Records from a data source
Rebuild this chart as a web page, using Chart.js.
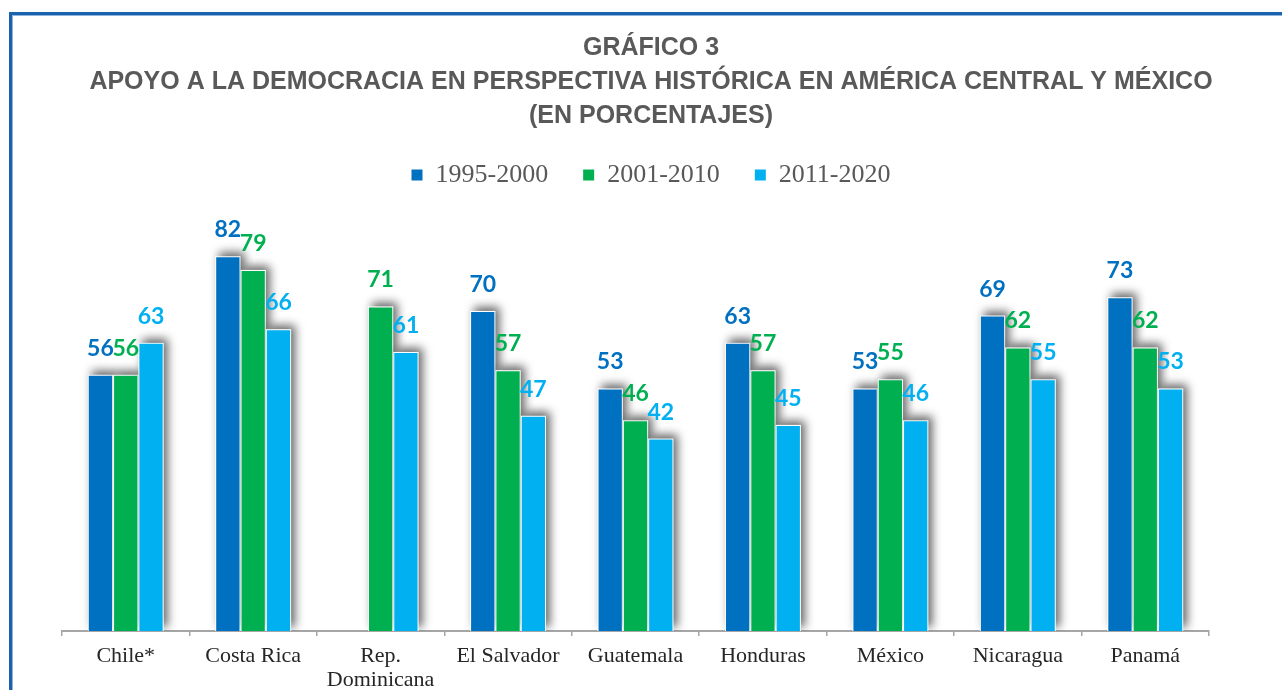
<!DOCTYPE html>
<html lang="es">
<head>
<meta charset="utf-8">
<script src="https://cdn.jsdelivr.net/npm/chart.js@4.4.1/dist/chart.umd.min.js"></script>
<style>
  html, body { margin: 0; padding: 0; background: #fff; overflow: hidden; }
  #wrap { position: relative; width: 1282px; height: 690px; }
  #frame {
    position: absolute; left: 9px; top: 12px; width: 1300px; height: 700px;
    border: 3px solid #1a62ad; box-shadow: inset 1px 1px 0 #8fb4dd; pointer-events: none;
  }
  canvas { position: absolute; left: 0; top: 0; }
</style>
</head>
<body>
<div id="wrap">
  <div id="frame"></div>
  <canvas id="chart" width="1282" height="690"></canvas>
</div>
<script>
// Data
const categories = ['Chile*', 'Costa Rica', ['Rep.', 'Dominicana'], 'El Salvador', 'Guatemala', 'Honduras', 'México', 'Nicaragua', 'Panamá'];
const periods = ['1995-2000', '2001-2010', '2011-2020'];
const values1995 = [56, 82, null, 70, 53, 63, 53, 69, 73];
const values2001 = [56, 79, 71, 57, 46, 57, 55, 62, 62];
const values2011 = [63, 66, 61, 47, 42, 45, 46, 55, 53];
const colors = ['#0070c0', '#00b050', '#00b0f0'];
const titleLines = [
  'GRÁFICO 3',
  'APOYO A LA DEMOCRACIA EN PERSPECTIVA HISTÓRICA EN AMÉRICA CENTRAL Y MÉXICO',
  '(EN PORCENTAJES)',
];

// White outline + soft drop shadow behind each bar
const barShadow = {
  id: 'barShadow',
  beforeDatasetsDraw(chart) {
    const { ctx, chartArea } = chart;
    ctx.save();
    ctx.beginPath();
    ctx.rect(chartArea.left, 0, chartArea.right - chartArea.left + 20, chartArea.bottom);
    ctx.clip();
    ctx.fillStyle = '#fff';
    ctx.shadowColor = 'rgba(0,0,0,0.6)';
    ctx.shadowBlur = 10;
    ctx.shadowOffsetX = 4;
    ctx.shadowOffsetY = -4;
    chart.data.datasets.forEach((ds, i) => {
      chart.getDatasetMeta(i).data.forEach((bar, j) => {
        if (ds.data[j] == null) return;
        const { x, y, base, width } = bar.getProps(['x', 'y', 'base', 'width'], true);
        ctx.fillRect(x - width / 2 - 1, y - 1, width + 2, base - y + 1);
      });
    });
    ctx.restore();
  },
};

// Value labels above the bars
const barLabels = {
  id: 'barLabels',
  afterDatasetsDraw(chart) {
    const { ctx } = chart;
    ctx.save();
    ctx.font = 'bold 23px Lato';
    ctx.textAlign = 'center';
    ctx.textBaseline = 'alphabetic';
    chart.data.datasets.forEach((ds, i) => {
      ctx.fillStyle = ds.backgroundColor;
      chart.getDatasetMeta(i).data.forEach((bar, j) => {
        if (ds.data[j] == null) return;
        ctx.fillText(ds.data[j], bar.x, bar.y - 20);
      });
    });
    ctx.restore();
  },
};

const ctx = document.getElementById('chart').getContext('2d');
const chart = new Chart(ctx, {
  type: 'bar',
  data: {
    labels: categories,
    datasets: [values1995, values2001, values2011].map((vals, i) => ({
      label: periods[i],
      data: vals,
      backgroundColor: colors[i],
      borderWidth: 0,
      categoryPercentage: 0.596,
      barPercentage: 0.92,
    })),
  },
  options: {
    responsive: false,
    animation: false,
    layout: { padding: { left: 62, right: 42, top: 0, bottom: 0 } },
    plugins: {
      title: {
        display: true,
        text: titleLines,
        color: '#595959',
        font: { family: 'Liberation Sans', size: 25, weight: 'bold', lineHeight: 34 / 25 },
        padding: { top: 31, bottom: -6 },
      },
      legend: {
        position: 'top',
        labels: {
          boxWidth: 11,
          boxHeight: 11,
          padding: 35,
          color: '#595959',
          font: { family: 'Liberation Serif', size: 26 },
        },
      },
      tooltip: { enabled: false },
    },
    scales: {
      x: {
        grid: { offset: true, drawOnChartArea: false, drawTicks: true, tickLength: 5, color: '#a6a6a6', lineWidth: 1.5 },
        border: { color: '#a6a6a6', width: 2 },
        ticks: {
          color: '#262626',
          padding: 8,
          maxRotation: 0,
          autoSkip: false,
          font: { family: 'Liberation Serif', size: 22, lineHeight: 1.1 },
        },
        afterFit(scale) { scale.height = 59; },
      },
      y: {
        position: 'right',
        min: 0,
        max: 95,
        ticks: { display: false },
        grid: { display: false },
        border: { display: false },
        afterFit(scale) { scale.width = 31; },
      },
    },
  },
  plugins: [barShadow, barLabels],
});
</script>
</body>
</html>
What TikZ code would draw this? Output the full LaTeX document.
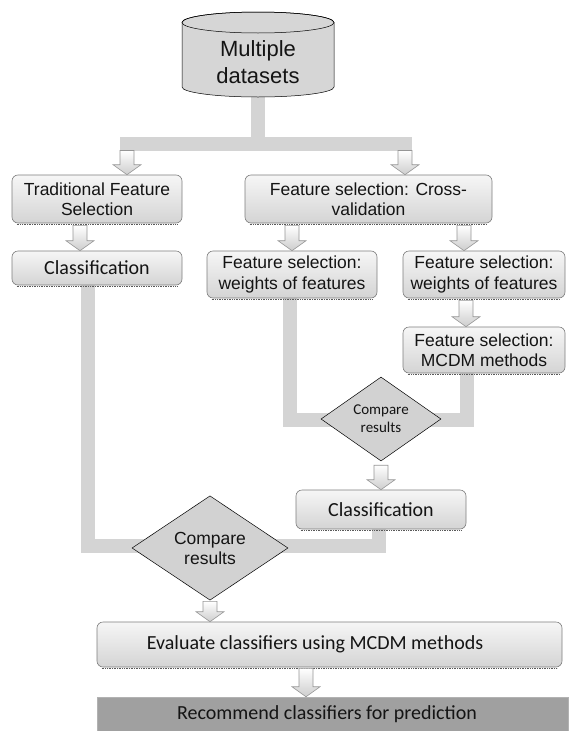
\documentclass[tikz,border=0pt]{standalone}
\usepackage{fontspec}
\setmainfont{Liberation Sans}
\newfontfamily\carl{Carlito}
\usetikzlibrary{shapes.geometric,calc,backgrounds}
\definecolor{barc}{RGB}{212,212,212}
\definecolor{boxtop}{RGB}{246,246,246}
\definecolor{boxbot}{RGB}{212,212,212}
\definecolor{boxline}{RGB}{125,125,125}
\definecolor{diaf}{RGB}{210,210,210}
\definecolor{cylf}{RGB}{214,214,214}
\definecolor{recf}{RGB}{160,160,160}
\definecolor{arrline}{RGB}{150,150,150}
\definecolor{arrbot}{RGB}{205,205,205}
\definecolor{txt}{RGB}{20,20,20}
\newcommand\blockarrow[2]{%
  \path[blockarr] let \p1=(#1), \p2=(#2) in
    (\x2-7pt,\y1) -- (\x2-7pt,\y2+10pt) -- (\x2-14pt,\y2+10pt) -- (\x2,\y2)
    -- (\x2+14pt,\y2+10pt) -- (\x2+7pt,\y2+10pt) -- (\x2+7pt,\y1) -- cycle;}
\begin{document}
\begin{tikzpicture}[x=1pt,y=-1pt,
  box/.style={draw=boxline, line width=0.6pt, rounded corners=6pt,
    top color=boxtop, bottom color=boxbot, inner sep=0pt, align=center,
    text=txt, font=\fontsize{17.5}{20.5}\selectfont},
  cbox/.style={box, font=\carl\fontsize{20}{24}\selectfont},
  dia/.style={diamond, draw=black, line width=0.5pt, fill=diaf, inner sep=0pt,
    align=center, text=txt},
  bar/.style={draw=barc, line width=14pt, line join=miter},
  blockarr/.style={draw=arrline, line width=0.6pt, top color=white, bottom color=arrbot},
  shadowline/.style={densely dotted, draw=black!65, line width=0.7pt}
]
\useasboundingbox (0,0) rectangle (568,731);

% cylinder
\coordinate (cylbot) at (258,97);
\filldraw[fill=cylf, draw=black, line width=0.5pt]
  (182,22.5) -- (182,87) arc[start angle=180, end angle=360, x radius=76pt, y radius=10pt]
  -- (334,22.5) arc[start angle=0, end angle=180, x radius=76pt, y radius=10.5pt] -- cycle;
\draw[black, line width=0.5pt] (258,22.5) ellipse[x radius=76pt, y radius=10.5pt];
\node[text=txt, align=center, font=\fontsize{22}{27}\selectfont] (cyl) at (258,62) {Multiple\\datasets};

% boxes
\node[box, minimum width=170pt, minimum height=48pt] (trad) at (97,199) {Traditional Feature\\Selection};
\node[cbox, minimum width=170pt, minimum height=34pt] (cls1) at (97,268) {Classification};
\node[box, minimum width=247pt, minimum height=48pt] (cv) at (368.5,199) {Feature selection: Cross-\\validation};
\node[box, minimum width=170pt, minimum height=47pt] (w1) at (292,274.5) {Feature selection:\\weights of features};
\node[box, minimum width=162pt, minimum height=47pt] (w2) at (484,274.5) {Feature selection:\\weights of features};
\node[box, minimum width=162pt, minimum height=46pt] (mcdm) at (484,350) {Feature selection:\\MCDM methods};
\node[dia, minimum width=120pt, minimum height=84pt, font=\carl\fontsize{15}{18}\selectfont] (dia1) at (381,419) {Compare\\results};
\node[cbox, minimum width=170pt, minimum height=39pt] (cls2) at (381,509.5) {Classification};
\node[dia, minimum width=156pt, minimum height=102pt, font=\fontsize{17.5}{20}\selectfont] (dia2) at (210,548) {Compare\\results};
\node[cbox, minimum width=465pt, minimum height=45pt] (eval) at (329.5,644.5) {Evaluate classifiers using MCDM methods\hspace*{29pt}};
\node[fill=recf, draw=black!30, line width=0.5pt, inner sep=0pt, minimum width=471pt, minimum height=34pt,
  text=txt, font=\carl\fontsize{20}{24}\selectfont] (rec) at (332.5,714) {Recommend classifiers for prediction\hspace*{11pt}};

% bottom shadow lines
\foreach \n in {trad,cls1,cv,w1,w2,mcdm,cls2,eval}
  \draw[shadowline] ([xshift=5pt,yshift=-0.6pt]\n.south west) -- ([xshift=-5pt,yshift=-0.6pt]\n.south east);

% thick gray connectors
\coordinate (busc) at (258,143.5);
\coordinate (busW) at (120,143.5);
\coordinate (busE) at (412,143.5);
\coordinate (j1) at (87.5,545.5);
\coordinate (j2) at (378.5,545.5);
\coordinate (j3) at (290,419.5);
\coordinate (j4) at (466.5,419.5);
\begin{pgfonlayer}{background}
\draw[bar] (cylbot) -- (busc);
\draw[bar] (busW) -- (busE);
\draw[bar] (cls1.south -| j1) -- (j1) -- (j2) -- (j2 |- cls2.south);
\draw[bar] (w1.south -| j3) -- (j3) -- (j4) -- (j4 |- mcdm.south);
\end{pgfonlayer}

% block arrows
\coordinate (busL) at (127,150.5);
\coordinate (busR) at (405,150.5);
\coordinate (a9) at (306,667);
\blockarrow{busL}{busL |- trad.north}
\blockarrow{busR}{busR |- cv.north}
\blockarrow{[yshift=-2pt]trad.south}{[xshift=-17pt]cls1.north}
\blockarrow{[yshift=-2pt]cv.south}{w1.north}
\blockarrow{[yshift=-2pt]cv.south}{[xshift=-20pt]w2.north}
\blockarrow{[yshift=-2pt]w2.south}{[xshift=-18pt]mcdm.north}
\blockarrow{[yshift=-4pt]dia1.south}{cls2.north}
\blockarrow{[yshift=-1pt]dia2.south}{dia2.south |- eval.north}
\blockarrow{[yshift=-1pt]eval.south}{a9 |- rec.north}
\end{tikzpicture}
\end{document}
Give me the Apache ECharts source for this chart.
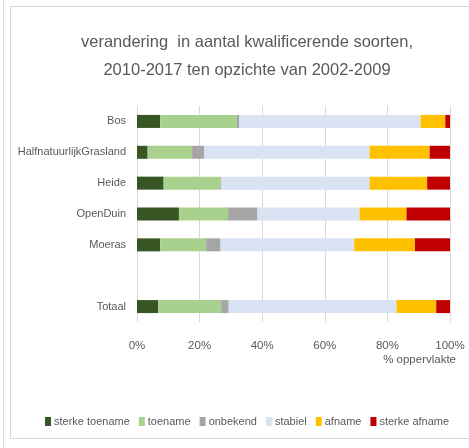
<!DOCTYPE html>
<html>
<head>
<meta charset="utf-8">
<script src="https://cdn.jsdelivr.net/npm/echarts@6/dist/echarts.min.js"></script>
<style>
html, body { margin: 0; padding: 0; background: #fff; }
#chart { width: 469px; height: 448px; }
</style>
</head>
<body>
<div id="chart"></div>
<script>
// categorieen (lege regel tussen Moeras en Totaal)
const categories = ['Bos', 'HalfnatuurlijkGrasland', 'Heide', 'OpenDuin', 'Moeras', '', 'Totaal']
const seriesNames = ['sterke toename', 'toename', 'onbekend', 'stabiel', 'afname', 'sterke afname']
const colors = ['#375623', '#a9d18e', '#a5a5a5', '#dae3f3', '#ffc000', '#c00000']

const sterkeToename = [7.4, 3.4, 8.5, 13.4, 7.4, null, 6.8]
const toename = [24.5, 14.2, 18.2, 15.7, 14.7, null, 20.1]
const onbekend = [0.8, 3.8, 0.3, 9.4, 4.6, null, 2.4]
const stabiel = [57.9, 52.9, 47.3, 32.6, 42.7, null, 53.6]
const afname = [7.9, 19.2, 18.4, 15.0, 19.4, null, 12.7]
const sterkeAfname = [1.5, 6.5, 7.3, 13.9, 11.2, null, 4.4]

const values = [sterkeToename, toename, onbekend, stabiel, afname, sterkeAfname]
const textColor = '#595959'
const font = '"Liberation Sans", sans-serif'

const myChart = echarts.init(document.getElementById('chart'))
const options = {
    animation: false,
    color: colors,
    title: {
        text: 'verandering  in aantal kwalificerende soorten,\n2010-2017 ten opzichte van 2002-2009',
        left: 242,
        textAlign: 'center',
        top: 23,
        textStyle: {
            color: textColor,
            fontFamily: font,
            fontWeight: 'normal',
            fontSize: 16.5,
            lineHeight: 28
        }
    },
    grid: {
        left: 137,
        right: 19,
        top: 106,
        height: 216
    },
    xAxis: {
        type: 'value',
        min: 0,
        max: 100,
        interval: 20,
        axisLabel: {
            formatter: '{value}%',
            color: textColor,
            fontFamily: font,
            fontSize: 11.5,
            margin: 18
        },
        axisLine: { show: false },
        axisTick: { show: false },
        splitLine: { lineStyle: { color: '#d9d9d9' } }
    },
    yAxis: {
        type: 'category',
        inverse: true,
        data: categories,
        axisLabel: {
            color: textColor,
            fontFamily: font,
            fontSize: 11,
            margin: 11
        },
        axisLine: { show: false },
        axisTick: { show: false }
    },
    legend: {
        bottom: 16,
        left: 40,
        width: 440,
        itemWidth: 6,
        itemHeight: 9,
        itemGap: 9,
        icon: 'rect',
        textStyle: {
            color: textColor,
            fontFamily: font,
            fontSize: 11,
            padding: [0, 0, 0, -2]
        },
        data: seriesNames
    },
    graphic: [
        {
            type: 'text',
            right: 13,
            top: 354,
            style: {
                text: '% oppervlakte',
                fill: textColor,
                font: '11.5px ' + font
            }
        },
        {
            type: 'rect',
            shape: { x: 10.5, y: 6.5, width: 470, height: 432 },
            style: { fill: 'none', stroke: '#d9d9d9', lineWidth: 1 },
            silent: true
        },
        {
            type: 'line',
            shape: { x1: 3.5, y1: 0, x2: 3.5, y2: 448 },
            style: { stroke: '#d9d9d9', lineWidth: 1 },
            silent: true
        }
    ],
    series: seriesNames.map((name, i) => ({
        name: name,
        type: 'bar',
        stack: 'total',
        barWidth: 13,
        data: values[i]
    }))
}
myChart.setOption(options)
</script>
</body>
</html>
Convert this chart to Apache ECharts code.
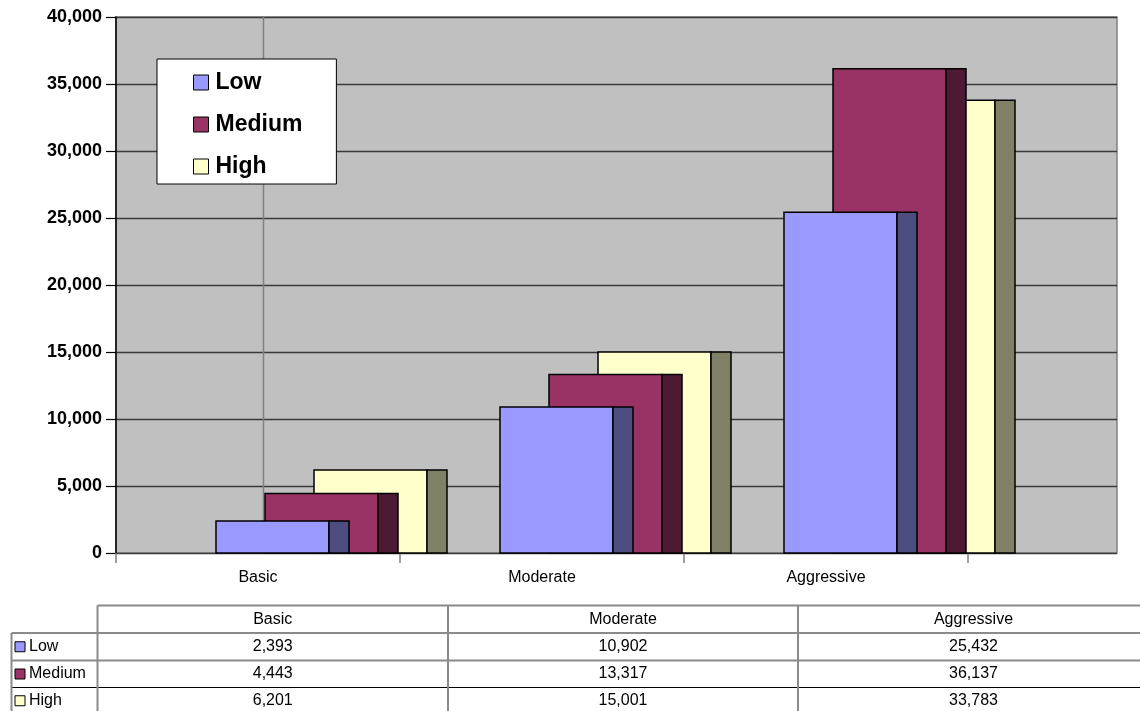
<!DOCTYPE html>
<html>
<head>
<meta charset="utf-8">
<script src="https://cdn.jsdelivr.net/npm/echarts@6/dist/echarts.min.js"></script>
<style>
  html, body { margin: 0; padding: 0; background: #ffffff; }
  #chart { width: 1140px; height: 711px; }
</style>
</head>
<body>
<div id="chart"></div>
<script>
// Scenario totals per category
const categories = ['Basic', 'Moderate', 'Aggressive'];
const seriesNames = ['Low', 'Medium', 'High'];
const lowValues = [2393, 10902, 25432];
const mediumValues = [4443, 13317, 36137];
const highValues = [6201, 15001, 33783];
const yMin = 0;
const yMax = 40000;
const yStep = 5000;

const valueSets = [lowValues, mediumValues, highValues];
const frontColors = ['#9999FF', '#993366', '#FFFFCC'];
const sideColors = ['#4D4D80', '#4C1A33', '#808066'];

const FONT = '"Liberation Sans", Arial, sans-serif';
const fmt = v => v.toString().replace(/\B(?=(\d{3})+(?!\d))/g, ',');

// Column geometry inside one category band (fractions of band width)
const FRONT_START = 100 / 284;
const FRONT_W = 113 / 284;
const SIDE_W = 20 / 284;
const SERIES_STEP = 49 / 284;

function makeRender(s) {
  return function (params, api) {
    const cat = api.value(0);
    const val = api.value(1);
    const band = api.size([1, 0])[0];
    const base = api.coord([cat, 0]);
    const top = api.coord([cat, val]);
    const start = base[0] - band / 2;
    const x0 = start + band * (FRONT_START + s * SERIES_STEP);
    const fw = band * FRONT_W;
    const sw = band * SIDE_W;
    const h = base[1] - top[1];
    const stroke = { stroke: '#000000', lineWidth: 1.5 };
    return {
      type: 'group',
      children: [
        { type: 'rect', shape: { x: x0, y: top[1], width: fw, height: h },
          style: Object.assign({ fill: frontColors[s] }, stroke) },
        { type: 'rect', shape: { x: x0 + fw, y: top[1], width: sw, height: h },
          style: Object.assign({ fill: sideColors[s] }, stroke) }
      ]
    };
  };
}

const series = seriesNames.map((name, s) => ({
  name: name,
  type: 'custom',
  xAxisIndex: 1,
  yAxisIndex: 1,
  z: 4 - s,
  itemStyle: { color: frontColors[s] },
  encode: { x: 0, y: 1 },
  data: valueSets[s].map((v, i) => [i, v]),
  renderItem: makeRender(s)
}));

// Data table below the plot
const tableCols = [97.5, 448, 798, 1149];
const tableRows = [605.5, 633, 660.5, 687.5, 714];
const tableLeft = 11.5;
const lineGray = '#8A8A8A';
const tableGraphics = [];

function hLine(x1, x2, y, color, w) {
  tableGraphics.push({ type: 'line', shape: { x1: x1, y1: y, x2: x2, y2: y },
    style: { stroke: color, lineWidth: w }, z: 10 });
}
function vLine(x, y1, y2, color, w) {
  tableGraphics.push({ type: 'line', shape: { x1: x, y1: y1, x2: x, y2: y2 },
    style: { stroke: color, lineWidth: w }, z: 10 });
}
function cellText(x, y, text, align) {
  tableGraphics.push({ type: 'text', z: 11,
    style: { text: text, x: x, y: y, align: align || 'center', verticalAlign: 'middle',
      font: '16px ' + FONT, fill: '#000000' } });
}

hLine(tableCols[0], 1140, tableRows[0], lineGray, 2);
hLine(tableLeft, 1140, tableRows[1], lineGray, 2);
hLine(tableLeft, 1140, tableRows[2], lineGray, 2);
hLine(tableLeft, 1140, tableRows[3], '#000000', 1.2);
vLine(tableLeft, tableRows[1], 711, lineGray, 2);
for (let c = 0; c < 3; c++) vLine(tableCols[c], tableRows[0], 711, lineGray, 2);

categories.forEach((cat, i) => {
  const cx = (tableCols[i] + tableCols[i + 1]) / 2;
  cellText(cx, (tableRows[0] + tableRows[1]) / 2, cat);
});
seriesNames.forEach((name, s) => {
  const cy = (tableRows[s + 1] + tableRows[s + 2]) / 2;
  tableGraphics.push({ type: 'rect', z: 11,
    shape: { x: 15, y: cy - 5, width: 10, height: 10 },
    style: { fill: frontColors[s], stroke: '#000000', lineWidth: 1 } });
  cellText(29, cy, name, 'left');
  valueSets[s].forEach((v, i) => {
    const cx = (tableCols[i] + tableCols[i + 1]) / 2;
    cellText(cx, cy, fmt(v));
  });
});

// Vertical guide line on the back wall
tableGraphics.push({ type: 'line', z: 1,
  shape: { x1: 263.5, y1: 17, x2: 263.5, y2: 553 },
  style: { stroke: '#808080', lineWidth: 1.5 } });

const chart = echarts.init(document.getElementById('chart'), null, { renderer: 'canvas' });
chart.setOption({
  backgroundColor: '#ffffff',
  animation: false,
  textStyle: { fontFamily: FONT },
  grid: [
    { left: 116, top: 17, width: 1001, height: 536, show: true,
      backgroundColor: '#C0C0C0', borderColor: '#808080', borderWidth: 1.5 },
    { left: 116, top: 17, width: 852, height: 536 }
  ],
  xAxis: [
    { gridIndex: 0, type: 'value', show: false, min: 0, max: 1 },
    { gridIndex: 1, type: 'category', data: categories,
      axisLine: { show: false },
      axisTick: { show: true, length: 10, lineStyle: { color: '#808080', width: 1.5 } },
      axisLabel: { fontSize: 16, color: '#000000', margin: 17, fontFamily: FONT },
      splitLine: { show: false } }
  ],
  yAxis: [
    { gridIndex: 0, type: 'value', min: yMin, max: yMax, interval: yStep,
      axisLine: { show: true, lineStyle: { color: '#000000', width: 1.5 } },
      axisTick: { show: true, length: 10, lineStyle: { color: '#000000', width: 1.2 } },
      axisLabel: { fontSize: 18, fontWeight: 'bold', color: '#000000', margin: 14,
        fontFamily: FONT, formatter: v => fmt(v) },
      splitLine: { show: true, lineStyle: { color: '#3a3a3a', width: 1.4 } } },
    { gridIndex: 1, type: 'value', min: yMin, max: yMax, interval: yStep, show: false,
      splitLine: { show: false } }
  ],
  legend: {
    data: seriesNames,
    orient: 'vertical',
    left: 157,
    top: 59,
    padding: [12, 34, 6, 36],
    itemGap: 19,
    itemWidth: 15,
    itemHeight: 15,
    icon: 'rect',
    backgroundColor: '#ffffff',
    borderColor: '#000000',
    borderWidth: 1,
    itemStyle: { borderColor: '#000000', borderWidth: 1 },
    textStyle: { fontSize: 23, fontWeight: 'bold', color: '#000000', fontFamily: FONT,
      lineHeight: 22, padding: [0, 0, 0, 2] },
    selectedMode: false
  },
  graphic: tableGraphics,
  series: series
});
</script>
</body>
</html>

■ **PROBLEM TO SOLVE**: Track down all lines above with the string "this" and copy them.

■ **EXPECTED OUTPUT**:
Rebuild this chart as a web page, using Chart.js.
What TikZ code would draw this? Output the full LaTeX document.
Give me the Apache ECharts source for this chart.
Convert this chart to Apache ECharts code.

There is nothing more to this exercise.